Unicode Paths

Sebastian Spaeth Sebastian at SSpaeth.de
Fri Sep 16 03:58:49 PDT 2011


On Thu, 15 Sep 2011 13:52:12 -0400, Austin Clements <amdragon at mit.edu> wrote:
> On Tue, Sep 13, 2011 at 11:55 PM, Martin Owens <doctormo at gmail.com> wrote:
> > Hello Again,
> >
> > I notice in the lib code notmuch_database_open(),
> > notmuch_database_create() these functions use const char *path for the
> > directory path input. Is this unicode safe?
> >
> > The python bindings (and ctype docs) seem to suggest using something
> > called 'wchar_t *' for accepting unicode but that's for C not C++.
> >
> > Is this something that should be patched?
> 
> char* is the correct type for paths on POSIX systems.  The *meaning*
> of those bytes is a more complicated matter and depends on your locale
> settings.  On old systems it was generally ASCII, on modern systems
> it's generally UTF-8, and it can be many other things.  However, as a
> consequence of UNIX's C heritage, it is *always* terminated with a
> NULL byte and cannot contain embedded NULL's.

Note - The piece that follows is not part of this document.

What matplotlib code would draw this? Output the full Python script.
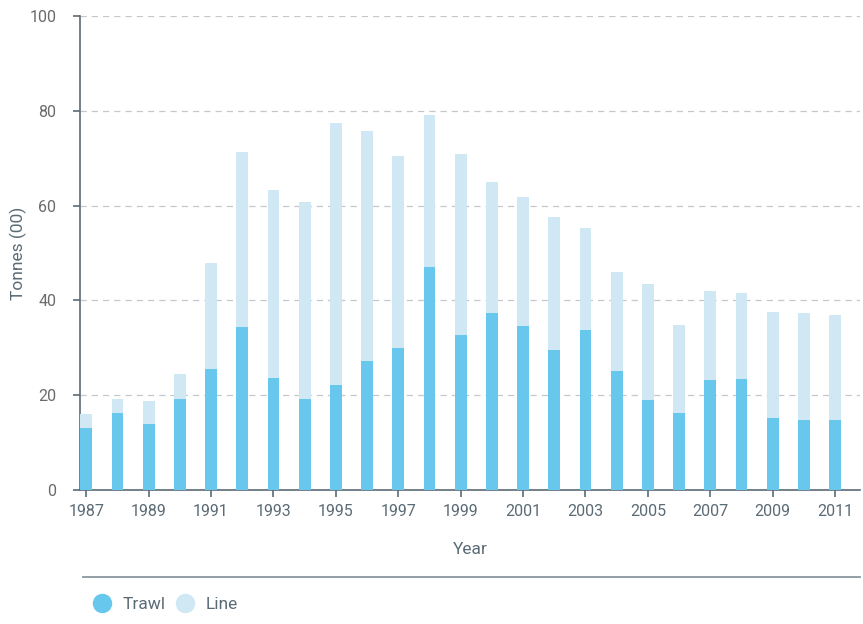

Right, that's what we are doing, passing in utf-8 encoded unicode
strings to char*, which should be just fine if that is what the
underlying OS uses.

> wchar_t is another matter entirely.  wchar_t is the type used by C to
> represent wide strings internally, which generally (but not
> necessarily!) means it stores a Unicode code point.  However, this
> isn't an encoding, and different compilers can give wchar_t different
> meanings, so wchar_t strings aren't generally appropriate for storing
> or sharing between processes or with the kernel.

Mmh, I remember I attempted to user wchar_t to pass in unicode objects
directly and it had failed miserably.